The English Utopia. A L Morton 1952

Introduction

The land where the sun shines on both sides of the hedge. – West Country Proverb

This book is a story of two islands – the Island of Utopia and the Island of Britain. These islands have parallel histories which help to explain each other, and that is what I have tried to make them do. For Utopia is really the island which people thought or hoped or sometimes feared that the Britain of their day might presently become, and their thoughts were affected not only by the books they had read and the ideas with which they were familiar, but by what was going on in the real world about them, by the class they belonged to and by the part that class was playing and wanted to play in relation to other classes.

I have called it the English, and not the British, Utopia merely because the Utopias that have come my way have in fact been English and not Scottish, Irish or Welsh. Swift is only a partial exception to this generalisation. And I have been happy to confine myself to the Utopia of this one country because our literature is peculiarly rich in such books. This, I think, is mainly because of the very early development of bourgeois society here, and the classic form which that development took, so that English political thinkers had a peculiar pride in our history and felt a special duty to the world. This English pride sometimes takes the form of an odious smugness, and we shall discover that smugness is one of the vices which Utopia was least successful in eliminating, but sometimes it is large and generous, the desire of a man who is on to a good thing to share it with his neighbours. So here, one of the main motives of the makers of utopias is the desire to present their conceptions of democracy, of social living, of a true commonwealth, in the most popular, most acceptable way. I have ‘delivered my conception in a fiction, as a more mannerly way’, wrote Samuel Hartlib of his Macaria.

A second reason for the richness of the English Utopia is the simple one that England is an island. For it is always easier to imagine anything in proportion as it resembles what we are or know, and it is as an island that we always think of Utopia. The fact that an island is self-contained, finite and may be remote, gives it just the qualities we require to set our imagination to work. True we shall find utopias underground, under the sea, surrounded by mountains in the heart of Africa or Asia, even on another planet or perhaps remote in time rather than space, nevertheless the vast majority of utopias are still to be found on islands.

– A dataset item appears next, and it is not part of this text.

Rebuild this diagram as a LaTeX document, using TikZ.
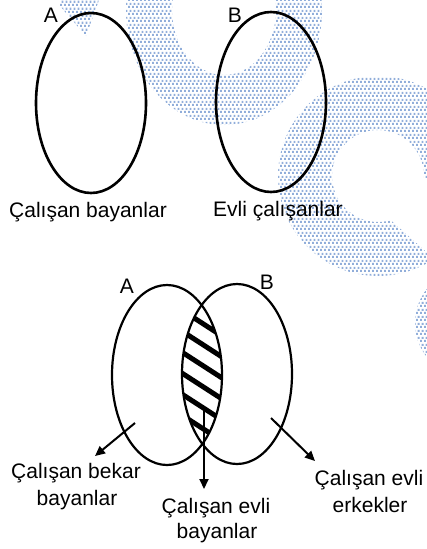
\documentclass[tikz,border=0pt]{standalone}
\usepackage{fontspec}
\setmainfont{Liberation Sans}
\usetikzlibrary{arrows.meta,patterns.meta}
\definecolor{wmdot}{RGB}{145,174,218}
\pgfdeclarepattern{
  name=wmdots,
  type=uncolored,
  bottom left={\pgfpoint{0pt}{0pt}},
  top right={\pgfpoint{4pt}{6.6pt}},
  tile size={\pgfpoint{4pt}{6.6pt}},
  code={
    \pgfpathrectangle{\pgfpoint{0pt}{0pt}}{\pgfpoint{2.2pt}{2.2pt}}
    \pgfpathrectangle{\pgfpoint{2pt}{3.3pt}}{\pgfpoint{2.2pt}{2.2pt}}
    \pgfusepath{fill}
  }
}
\begin{document}
\begin{tikzpicture}[x=1pt,y=-1pt,
  lbl/.style={font=\fontsize{21}{26}\selectfont, inner sep=0pt, anchor=base},
  toprim/.style={line width=2.6pt},
  botrim/.style={line width=2.2pt},
  stripe/.style={line width=5pt},
  wm/.style={pattern=wmdots, pattern color=wmdot},
  arr/.style={line width=2pt, -{Triangle[length=10pt,width=9pt]}}]
\useasboundingbox (0,0) rectangle (426,549);
% watermark
\fill[wm, even odd rule] (224,10) ellipse [x radius=98, y radius=115]
                         (224,10) ellipse [x radius=52, y radius=65];
\fill[wm] (60,0) -- (60,6) -- (86,36) -- (99,0) -- cycle;
\fill[wm, even odd rule] (378,176) circle [radius=100]
                         (378,176) circle [radius=46];
\fill[white] (378,178) -- (430,178) -- (430,255) -- (385,215) -- cycle;
\fill[wm] (470,323) circle [radius=55];
% top sets
\draw[toprim] (91,103) ellipse [x radius=55, y radius=90];
\draw[toprim] (271,102) ellipse [x radius=55, y radius=90];
\node[lbl] (tA) at (51,22) {A};
\node[lbl] (tB) at (235,22) {B};
\node[lbl] (tAl) at (88,217) {Çalışan bayanlar};
\node[lbl] (tBl) at (278,216) {Evli çalışanlar};
% bottom sets: hatched intersection
\begin{scope}
  \clip (167,375) ellipse [x radius=55, y radius=90];
  \clip (237,374) ellipse [x radius=55, y radius=90];
  \foreach \k in {0,...,10} {
    \draw[stripe] (140,262+21*\k) -- ++(130,84);
  }
\end{scope}
\draw[botrim] (167,375) ellipse [x radius=55, y radius=90];
\draw[botrim] (237,374) ellipse [x radius=55, y radius=90];
\node[lbl] (bA) at (127,293) {A};
\node[lbl] (bB) at (267,289) {B};
% arrows
\coordinate (aL) at (135,423);
\coordinate (aLt) at (95,456);
\coordinate (aM) at (204,410);
\coordinate (aMt) at (204,489);
\coordinate (aR) at (271,418);
\coordinate (aRt) at (315,461);
\draw[arr] (aL) -- (aLt);
\draw[arr] (aM) -- (aMt);
\draw[arr] (aR) -- (aRt);
% labels
\node[lbl] (l1) at (76,478) {Çalışan bekar};
\node[lbl] (l1b) at (77,505) {bayanlar};
\node[lbl] (l2) at (216,513) {Çalışan evli};
\node[lbl] (l2b) at (217,538) {bayanlar};
\node[lbl] (l3) at (369,485) {Çalışan evli};
\node[lbl] (l3b) at (370,512) {erkekler};
\end{tikzpicture}
\end{document}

The English Utopia is so vast a field that I have not often been tempted to stray beyond it. But here and there I have done so, when this seemed necessary in the interests of perspective. I could not, for example, discuss Morris properly without saying something of Bellamy, nor could the French Utopian Socialists be altogether ignored.

Similarly, I have not felt myself too strictly bound by my definition of Utopia as an imaginary country described in a work of fiction with the object of criticising existing society. Some such definition was necessary to keep my book within reasonable bounds, and it excludes from consideration both attempts to found Utopian communities and works in which the element of fiction is absent. Yet something had to be said of Godwin, Owen and Winstanley, and in some of the books I discuss the element of social criticism has been reduced to very small proportions. Samuel Butler once defined definition as ‘the enclosing of a wilderness of ideas within a wall of words’, and it would be a poor thing if I could not now and again turn my back on my wilderness to take a look over the wall at other men’s gardens. All the same, a discussion of such figures as Winstanley and Owen at a length at all proportionate to their importance would have turned this book into something quite different from either the thing I planned or the thing it has grown into. So I have contented myself with, in the one case, a bare reference, and, in the other, an outline cut down to the minimum, though I am fully aware that this course will satisfy nobody.

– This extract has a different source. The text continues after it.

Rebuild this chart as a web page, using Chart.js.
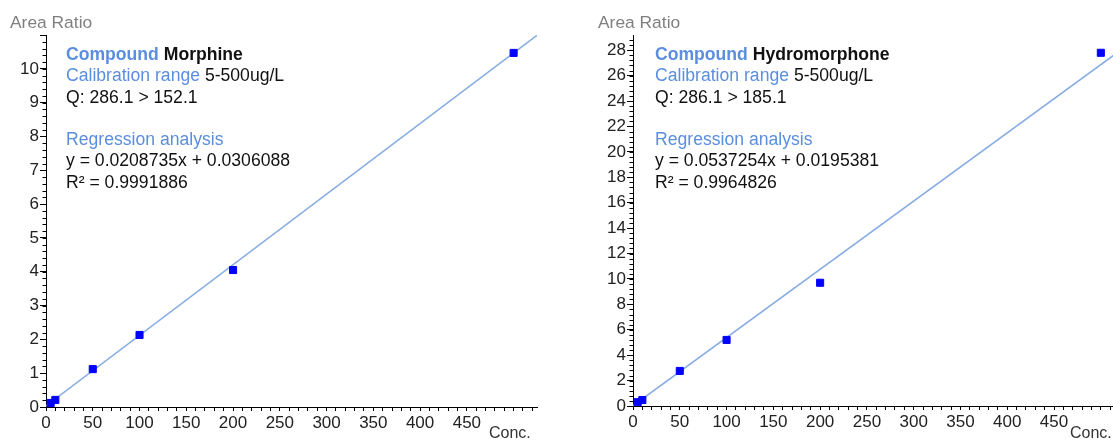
<!DOCTYPE html>
<html>
<head>
<meta charset="utf-8">
<script src="https://cdn.jsdelivr.net/npm/chart.js@4.4.0/dist/chart.umd.min.js"></script>
<style>
  body { margin: 0; background: #fff; font-family: "Liberation Sans", Arial, sans-serif; }
  #wrap { position: relative; width: 1113px; height: 441px; overflow: hidden; }
  .panel { position: absolute; top: 0; height: 441px; }
  .panel canvas { position: absolute; left: 0; top: 0; }
  .ytitle { position: absolute; top: 12px; font-size: 17.4px; color: #808080; white-space: nowrap; }
  .xtitle { position: absolute; top: 424px; font-size: 16px; color: #333; white-space: nowrap; }
  .note { position: absolute; top: 44px; font-size: 17.6px; line-height: 21.3px; color: #111; white-space: nowrap; }
  .note .k { color: #5b8edf; }
</style>
</head>
<body>
<div id="wrap">
  <div class="panel" style="left:0;width:556px">
    <canvas id="morphineChart" width="556" height="441"></canvas>
    <div class="ytitle" style="left:10px">Area Ratio</div>
    <div class="xtitle" style="left:489px">Conc.</div>
    <div class="note" style="left:66px">
      <div><b class="k">Compound</b> <b>Morphine</b></div>
      <div><span class="k">Calibration range</span> 5-500ug/L</div>
      <div>Q: 286.1 &gt; 152.1</div>
      <div>&nbsp;</div>
      <div class="k">Regression analysis</div>
      <div>y = 0.0208735x + 0.0306088</div>
      <div>R² = 0.9991886</div>
    </div>
  </div>
  <div class="panel" style="left:556px;width:563px">
    <canvas id="hydroChart" width="563" height="441"></canvas>
    <div class="ytitle" style="left:42px">Area Ratio</div>
    <div class="xtitle" style="left:514px">Conc.</div>
    <div class="note" style="left:99px">
      <div><b class="k">Compound</b> <b>Hydromorphone</b></div>
      <div><span class="k">Calibration range</span> 5-500ug/L</div>
      <div>Q: 286.1 &gt; 185.1</div>
      <div>&nbsp;</div>
      <div class="k">Regression analysis</div>
      <div>y = 0.0537254x + 0.0195381</div>
      <div>R² = 0.9964826</div>
    </div>
  </div>
</div>
<script>
// calibration points (conc. in ug/L, area ratio)
const concLevels = [5, 10, 50, 100, 200, 500];
const morphineRatio = [0.12, 0.21, 1.12, 2.13, 4.05, 10.47];
const hydromorphoneRatio = [0.30, 0.47, 2.76, 5.20, 9.70, 27.8];

// regression line end points
const fitConc = [0, 525];
const morphineFit = [0.03, 10.99];
const hydromorphoneFit = [0.02, 28.22];

// tick labels
const xTickLabels = [0, 50, 100, 150, 200, 250, 300, 350, 400, 450];
const morphineYLabels = [0, 1, 2, 3, 4, 5, 6, 7, 8, 9, 10];
const hydroYLabels = [0, 2, 4, 6, 8, 10, 12, 14, 16, 18, 20, 22, 24, 26, 28];

const tickFont = { family: '"Liberation Sans", Arial, sans-serif', size: 17 };

// short ticks between the labelled ones on the y axis
const minorTicks = {
    id: 'minorTicks',
    afterDraw(chart, args, opts) {
        const y = chart.scales.y;
        const ctx = chart.ctx;
        ctx.save();
        ctx.strokeStyle = '#000';
        ctx.lineWidth = 1;
        ctx.beginPath();
        for (let i = 1; i * opts.step < y.max; i++) {
            const p = Math.round(y.getPixelForValue(i * opts.step)) + 0.5;
            ctx.moveTo(y.right - 3.5, p);
            ctx.lineTo(y.right, p);
        }
        ctx.stroke();
        ctx.restore();
    }
};

function makeChart(id, ratios, fit, yMax, yStep, yMinor, yLabels, xMax, padLeft, padRight, xHeight) {
    const points = concLevels.map((c, i) => ({ x: c, y: ratios[i] }));
    const line = fitConc.map((c, i) => ({ x: c, y: fit[i] }));
    return new Chart(document.getElementById(id), {
        type: 'scatter',
        data: {
            datasets: [
                {
                    data: points,
                    pointStyle: 'rect',
                    pointRadius: 5,
                    pointBackgroundColor: '#0000ff',
                    pointBorderColor: '#0000ff',
                    pointBorderWidth: 1,
                    order: 0
                },
                {
                    type: 'line',
                    data: line,
                    borderColor: '#86ace2',
                    borderWidth: 1.6,
                    pointRadius: 0,
                    fill: false,
                    order: 1
                }
            ]
        },
        options: {
            responsive: false,
            animation: false,
            layout: { padding: { left: padLeft, right: padRight, top: 35, bottom: 0 } },
            plugins: {
                legend: { display: false },
                tooltip: { enabled: false },
                minorTicks: { step: yMinor }
            },
            scales: {
                x: {
                    type: 'linear',
                    min: 0,
                    max: xMax,
                    afterFit: s => { s.height = xHeight; s.paddingLeft = 0; s.paddingRight = 0; },
                    border: { display: true, color: '#000', width: 1 },
                    grid: { drawOnChartArea: false, tickLength: 4, tickColor: '#000' },
                    ticks: {
                        stepSize: 10,
                        includeBounds: false,
                        autoSkip: false,
                        maxRotation: 0,
                        minRotation: 0,
                        padding: 2,
                        color: '#222',
                        font: tickFont,
                        callback: v => xTickLabels.includes(v) ? String(v) : ''
                    }
                },
                y: {
                    min: 0,
                    max: yMax,
                    afterFit: s => { s.width = 46; s.paddingTop = 0; s.paddingBottom = 0; },
                    border: { display: true, color: '#000', width: 1 },
                    grid: { drawOnChartArea: false, tickLength: 6, tickColor: '#000' },
                    ticks: {
                        stepSize: yStep,
                        includeBounds: false,
                        autoSkip: false,
                        padding: 1,
                        color: '#222',
                        font: tickFont,
                        callback: v => yLabels.includes(v) ? String(v) : ''
                    }
                }
            }
        },
        plugins: [minorTicks]
    });
}

makeChart('morphineChart', morphineRatio, morphineFit, 11, 1, 0.2, morphineYLabels, 525, 0, 19, 34);
makeChart('hydroChart', hydromorphoneRatio, hydromorphoneFit, 29.2, 2, 0.4, hydroYLabels, 513, 31, 0, 35);
</script>
</body>
</html>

Perhaps a note on the word Utopia might be helpful. It comes from two Greek words meaning ‘No place’ and was adapted by Sir Thomas More as the name of his ideal commonwealth. From this it has been extended to cover all imaginary countries as well as books written about them. Here I use Utopia when I refer to the book by More, Utopia when I am referring to an imaginary country, and utopia when I am referring to a book about such a country. The distinction between the second and third uses is convenient, but not always easy to draw in practice, and anyone who took the trouble to look for them would probably find inconsistencies on this matter in the following pages.